Structured prompting—especially the inclusion of explicit chain-of-thought (CoT) modules—directs the LM to emit a REASONING field prior to OUTPUT, inducing a latent variable $\tau$ representing the reasoning trace. Formally, the factorization is: $$P_\theta(\tau, y \mid x, p) = P_\theta(\tau \mid x, p)\; P_\theta(y \mid \tau, x, p)$$ and

$$P_\theta(y \mid x, p) = \sum_{\tau} P_\theta(\tau \mid x, p) P_\theta(y \mid \tau, x, p)$$

Theoretical analysis (via the data-processing and Pinsker’s inequalities) demonstrates that for any two prompts $p, p'$, the distance in predictive distributions is upper-bounded by the divergence in reasoning-trace distributions. Thus, if this divergence is less than half the decision margin $m(x;p)$—defined as the difference between the highest and next-highest predicted answer probability—the prediction is stable to prompt variations: $$m(x; p) = P(y^* \mid x, p) - \max_{y \neq y^*} P(y \mid x, p)$$ CoT enrichment increases $m(x;p)$ by “averaging” over multiple valid reasoning pathways, thereby improving robustness to prompt formulation.
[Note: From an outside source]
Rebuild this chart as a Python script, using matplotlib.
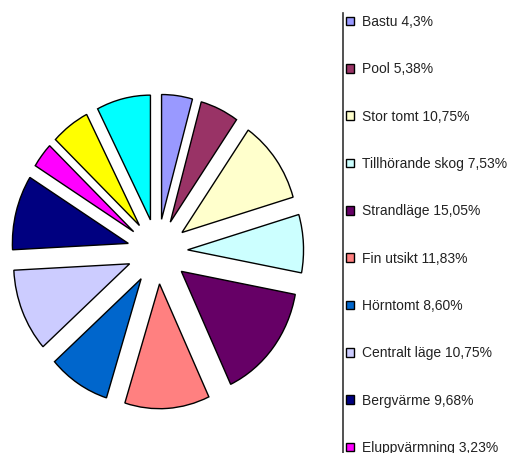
import matplotlib
matplotlib.use("Agg")
import matplotlib.pyplot as plt
from matplotlib.lines import Line2D

plt.rcParams['font.family'] = ['Liberation Sans', 'DejaVu Sans']

# andelar i procent, medurs från kl 12
kategorier = ['Bastu', 'Pool', 'Stor tomt', 'Tillhörande skog', 'Strandläge',
              'Fin utsikt', 'Hörntomt', 'Centralt läge', 'Bergvärme',
              'Eluppvärmning', 'Garage', 'Brygga']
andelar = [4.30, 5.38, 10.75, 7.53, 15.05, 11.83, 8.60, 10.75, 9.68, 3.23, 5.38, 7.53]
etiketter = ['Bastu 4,3%', 'Pool 5,38%', 'Stor tomt 10,75%', 'Tillhörande skog 7,53%',
             'Strandläge 15,05%', 'Fin utsikt 11,83%', 'Hörntomt 8,60%',
             'Centralt läge 10,75%', 'Bergvärme 9,68%', 'Eluppvärmning 3,23%',
             'Garage 5,38%', 'Brygga 7,53%']
farger = ['#9999FF', '#993366', '#FFFFCC', '#CCFFFF', '#660066', '#FF8080',
          '#0066CC', '#CCCCFF', '#000080', '#FF00FF', '#FFFF00', '#00FFFF']

W, H = 517, 453
fig = plt.figure(figsize=(W / 100, H / 100), dpi=100)
fig.patch.set_facecolor('white')

# pajen är lite utsträckt på höjden i originalet
ax = fig.add_axes([1 / W, 33 / H, 313 / W, 337 / H])
wedges, _ = ax.pie(andelar, colors=farger, startangle=90, counterclock=False,
                   explode=[0.26] * len(andelar),
                   wedgeprops=dict(edgecolor='black', linewidth=1.0))
ax.set_aspect('auto')
ax.set_xlim(-1.35, 1.35)
ax.set_ylim(-1.35, 1.35)
ax.axis('off')

# förklaring till höger, beskuren upptill och nedtill som i originalet
fig.legend(wedges, etiketter, loc='upper left',
           bbox_to_anchor=(346 / W, 1 - 15 / H), frameon=False,
           fontsize=10, borderpad=0, borderaxespad=0,
           handlelength=0.58, handleheight=0.58, handletextpad=0.6,
           labelspacing=2.40, labelcolor='#222222')

fig.add_artist(Line2D([343 / W, 343 / W], [0, 1 - 13 / H],
                      transform=fig.transFigure, color='#333333', linewidth=1.2))

fig.savefig('out.png', dpi=100)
Empirically, CoT configurations exhibit substantially reduced accuracy fluctuation ($\Delta$) across prompt assignments relative to zero-CoT baselines.

6. Implementation, Open-Source Components, and Workflow

Key components include:

• DSPy+HELM integration (HELM PR 3893): Incorporates DSPy execution (dspy.run(\Phi, config)) into HELM’s Python code and benchmarking loop.
• Prompt Optimization Pipeline (github.com/StanfordMIMI/dspy-helm): Automates (a) DSPy program construction seeded from baseline prompts, (b) application of each prompting strategy, (c) model/benchmark/method evaluation, and (d) collection of results in standard HELM reporting format.

A high-level workflow is as follows:

for each model M in {Claude3.7, Gemini2.0, GPT-4o, o3 Mini}: for each benchmark B in {MMLU-Pro,…,MedBullets}: build DSPy program Φ_B seeded with HELM’s baseline prompt evaluate HELM Baseline: p_base → M → score for each method in {ZeroShotPredict, ZeroShotCoT, BFRS, MIPROv2}: Φ_config ← configure(Φ_B, method) if method in {BFRS, MIPROv2}: bootstrap demos from B.train optimize on B.val run Φ_config on B.test via M → score record all scores; compute ceiling = max_{methods} score aggregate results; compute means, σ’s, ranking flips, token costs

Every pipeline stage—from prompt construction, through automated search, to metrics—operates via DSPy’s declarative API, ensuring full reproducibility. The integration of modular structured prompting and optimization within HELM thereby provides a scalable, systematic estimation of model performance ceilings, supporting more precise and actionable benchmarking outcomes (Aali et al., 25 Nov 2025).